Supplied material:
———

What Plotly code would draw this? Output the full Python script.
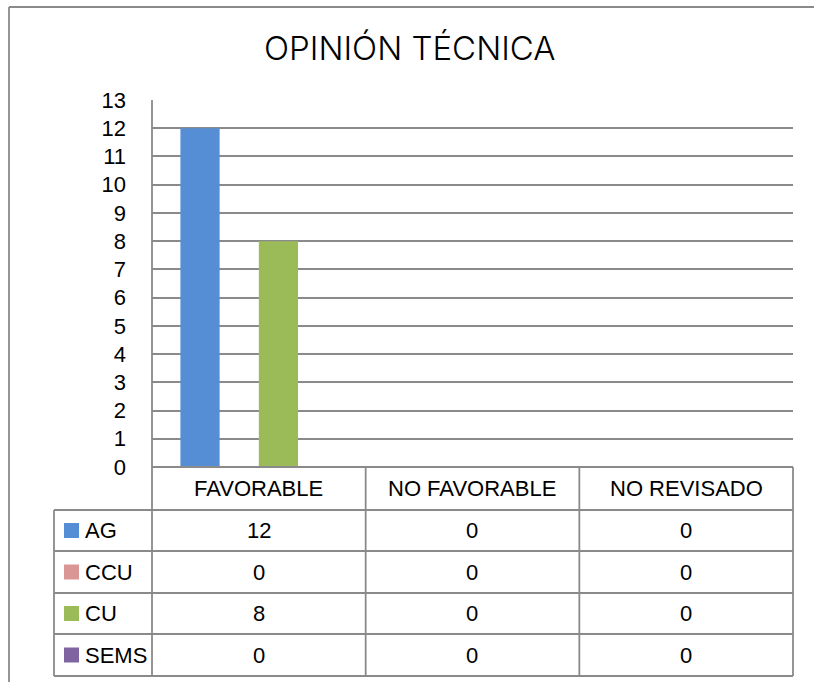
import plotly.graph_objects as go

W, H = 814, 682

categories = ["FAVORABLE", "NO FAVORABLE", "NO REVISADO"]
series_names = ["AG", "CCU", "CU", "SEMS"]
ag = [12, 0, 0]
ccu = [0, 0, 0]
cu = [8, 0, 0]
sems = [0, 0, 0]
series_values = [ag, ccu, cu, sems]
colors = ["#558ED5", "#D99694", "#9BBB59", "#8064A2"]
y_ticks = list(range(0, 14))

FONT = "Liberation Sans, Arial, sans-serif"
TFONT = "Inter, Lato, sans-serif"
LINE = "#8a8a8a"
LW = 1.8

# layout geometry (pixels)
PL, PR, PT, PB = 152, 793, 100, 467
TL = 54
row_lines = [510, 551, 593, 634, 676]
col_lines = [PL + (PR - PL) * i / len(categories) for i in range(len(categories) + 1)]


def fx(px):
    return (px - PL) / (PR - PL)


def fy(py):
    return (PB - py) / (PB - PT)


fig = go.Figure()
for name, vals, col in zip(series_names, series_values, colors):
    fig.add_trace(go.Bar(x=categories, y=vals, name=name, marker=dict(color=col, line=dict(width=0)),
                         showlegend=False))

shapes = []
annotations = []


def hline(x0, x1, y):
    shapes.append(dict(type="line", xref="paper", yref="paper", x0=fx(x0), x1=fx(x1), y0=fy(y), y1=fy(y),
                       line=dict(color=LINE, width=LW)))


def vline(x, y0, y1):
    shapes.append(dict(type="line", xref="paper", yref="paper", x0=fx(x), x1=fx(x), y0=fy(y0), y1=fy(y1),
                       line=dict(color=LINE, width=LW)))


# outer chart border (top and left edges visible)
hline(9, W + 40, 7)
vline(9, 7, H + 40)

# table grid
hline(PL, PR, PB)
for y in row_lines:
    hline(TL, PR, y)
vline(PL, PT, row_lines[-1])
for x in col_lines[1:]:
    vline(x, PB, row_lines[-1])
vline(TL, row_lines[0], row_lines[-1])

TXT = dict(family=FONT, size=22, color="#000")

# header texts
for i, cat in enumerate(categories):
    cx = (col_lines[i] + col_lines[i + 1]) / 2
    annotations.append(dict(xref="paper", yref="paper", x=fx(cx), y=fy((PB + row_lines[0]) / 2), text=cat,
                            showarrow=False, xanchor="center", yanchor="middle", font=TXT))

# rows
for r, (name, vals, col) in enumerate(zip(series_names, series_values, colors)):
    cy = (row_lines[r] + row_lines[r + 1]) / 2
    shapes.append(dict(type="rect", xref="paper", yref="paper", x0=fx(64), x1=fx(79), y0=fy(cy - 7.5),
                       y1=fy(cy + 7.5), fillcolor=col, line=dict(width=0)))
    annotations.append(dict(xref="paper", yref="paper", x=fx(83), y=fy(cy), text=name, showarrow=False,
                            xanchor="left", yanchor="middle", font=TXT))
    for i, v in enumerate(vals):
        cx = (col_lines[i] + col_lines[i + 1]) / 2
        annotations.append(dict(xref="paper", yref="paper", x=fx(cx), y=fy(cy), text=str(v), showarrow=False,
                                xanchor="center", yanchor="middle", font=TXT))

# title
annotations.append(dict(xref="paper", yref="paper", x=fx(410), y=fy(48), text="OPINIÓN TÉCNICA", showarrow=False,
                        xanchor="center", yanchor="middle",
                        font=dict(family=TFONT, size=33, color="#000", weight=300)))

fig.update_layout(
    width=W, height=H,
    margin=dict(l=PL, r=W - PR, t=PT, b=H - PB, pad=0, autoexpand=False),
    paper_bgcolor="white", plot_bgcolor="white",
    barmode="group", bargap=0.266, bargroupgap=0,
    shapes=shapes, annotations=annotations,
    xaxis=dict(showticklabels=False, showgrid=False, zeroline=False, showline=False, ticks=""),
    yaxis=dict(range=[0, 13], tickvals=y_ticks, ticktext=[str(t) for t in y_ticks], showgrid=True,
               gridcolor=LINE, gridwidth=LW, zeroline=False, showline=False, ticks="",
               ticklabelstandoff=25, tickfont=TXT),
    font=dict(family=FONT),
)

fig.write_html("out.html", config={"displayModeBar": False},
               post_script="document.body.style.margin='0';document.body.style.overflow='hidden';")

———

Problem to solve: Each line of the data should be quoted exactly, with pictures left out.

Exercise output:
What Plotly code would draw this? Output the full Python script.
import plotly.graph_objects as go

W, H = 814, 682

categories = ["FAVORABLE", "NO FAVORABLE", "NO REVISADO"]
series_names = ["AG", "CCU", "CU", "SEMS"]
ag = [12, 0, 0]
ccu = [0, 0, 0]
cu = [8, 0, 0]
sems = [0, 0, 0]
series_values = [ag, ccu, cu, sems]
colors = ["#558ED5", "#D99694", "#9BBB59", "#8064A2"]
y_ticks = list(range(0, 14))

FONT = "Liberation Sans, Arial, sans-serif"
TFONT = "Inter, Lato, sans-serif"
LINE = "#8a8a8a"
LW = 1.8

# layout geometry (pixels)
PL, PR, PT, PB = 152, 793, 100, 467
TL = 54
row_lines = [510, 551, 593, 634, 676]
col_lines = [PL + (PR - PL) * i / len(categories) for i in range(len(categories) + 1)]


def fx(px):
    return (px - PL) / (PR - PL)


def fy(py):
    return (PB - py) / (PB - PT)


fig = go.Figure()
for name, vals, col in zip(series_names, series_values, colors):
    fig.add_trace(go.Bar(x=categories, y=vals, name=name, marker=dict(color=col, line=dict(width=0)),
                         showlegend=False))

shapes = []
annotations = []


def hline(x0, x1, y):
    shapes.append(dict(type="line", xref="paper", yref="paper", x0=fx(x0), x1=fx(x1), y0=fy(y), y1=fy(y),
                       line=dict(color=LINE, width=LW)))


def vline(x, y0, y1):
    shapes.append(dict(type="line", xref="paper", yref="paper", x0=fx(x), x1=fx(x), y0=fy(y0), y1=fy(y1),
                       line=dict(color=LINE, width=LW)))


# outer chart border (top and left edges visible)
hline(9, W + 40, 7)
vline(9, 7, H + 40)

# table grid
hline(PL, PR, PB)
for y in row_lines:
    hline(TL, PR, y)
vline(PL, PT, row_lines[-1])
for x in col_lines[1:]:
    vline(x, PB, row_lines[-1])
vline(TL, row_lines[0], row_lines[-1])

TXT = dict(family=FONT, size=22, color="#000")

# header texts
for i, cat in enumerate(categories):
    cx = (col_lines[i] + col_lines[i + 1]) / 2
    annotations.append(dict(xref="paper", yref="paper", x=fx(cx), y=fy((PB + row_lines[0]) / 2), text=cat,
                            showarrow=False, xanchor="center", yanchor="middle", font=TXT))

# rows
for r, (name, vals, col) in enumerate(zip(series_names, series_values, colors)):
    cy = (row_lines[r] + row_lines[r + 1]) / 2
    shapes.append(dict(type="rect", xref="paper", yref="paper", x0=fx(64), x1=fx(79), y0=fy(cy - 7.5),
                       y1=fy(cy + 7.5), fillcolor=col, line=dict(width=0)))
    annotations.append(dict(xref="paper", yref="paper", x=fx(83), y=fy(cy), text=name, showarrow=False,
                            xanchor="left", yanchor="middle", font=TXT))
    for i, v in enumerate(vals):
        cx = (col_lines[i] + col_lines[i + 1]) / 2
        annotations.append(dict(xref="paper", yref="paper", x=fx(cx), y=fy(cy), text=str(v), showarrow=False,
                                xanchor="center", yanchor="middle", font=TXT))

# title
annotations.append(dict(xref="paper", yref="paper", x=fx(410), y=fy(48), text="OPINIÓN TÉCNICA", showarrow=False,
                        xanchor="center", yanchor="middle",
                        font=dict(family=TFONT, size=33, color="#000", weight=300)))

fig.update_layout(
    width=W, height=H,
    margin=dict(l=PL, r=W - PR, t=PT, b=H - PB, pad=0, autoexpand=False),
    paper_bgcolor="white", plot_bgcolor="white",
    barmode="group", bargap=0.266, bargroupgap=0,
    shapes=shapes, annotations=annotations,
    xaxis=dict(showticklabels=False, showgrid=False, zeroline=False, showline=False, ticks=""),
    yaxis=dict(range=[0, 13], tickvals=y_ticks, ticktext=[str(t) for t in y_ticks], showgrid=True,
               gridcolor=LINE, gridwidth=LW, zeroline=False, showline=False, ticks="",
               ticklabelstandoff=25, tickfont=TXT),
    font=dict(family=FONT),
)

fig.write_html("out.html", config={"displayModeBar": False},
               post_script="document.body.style.margin='0';document.body.style.overflow='hidden';")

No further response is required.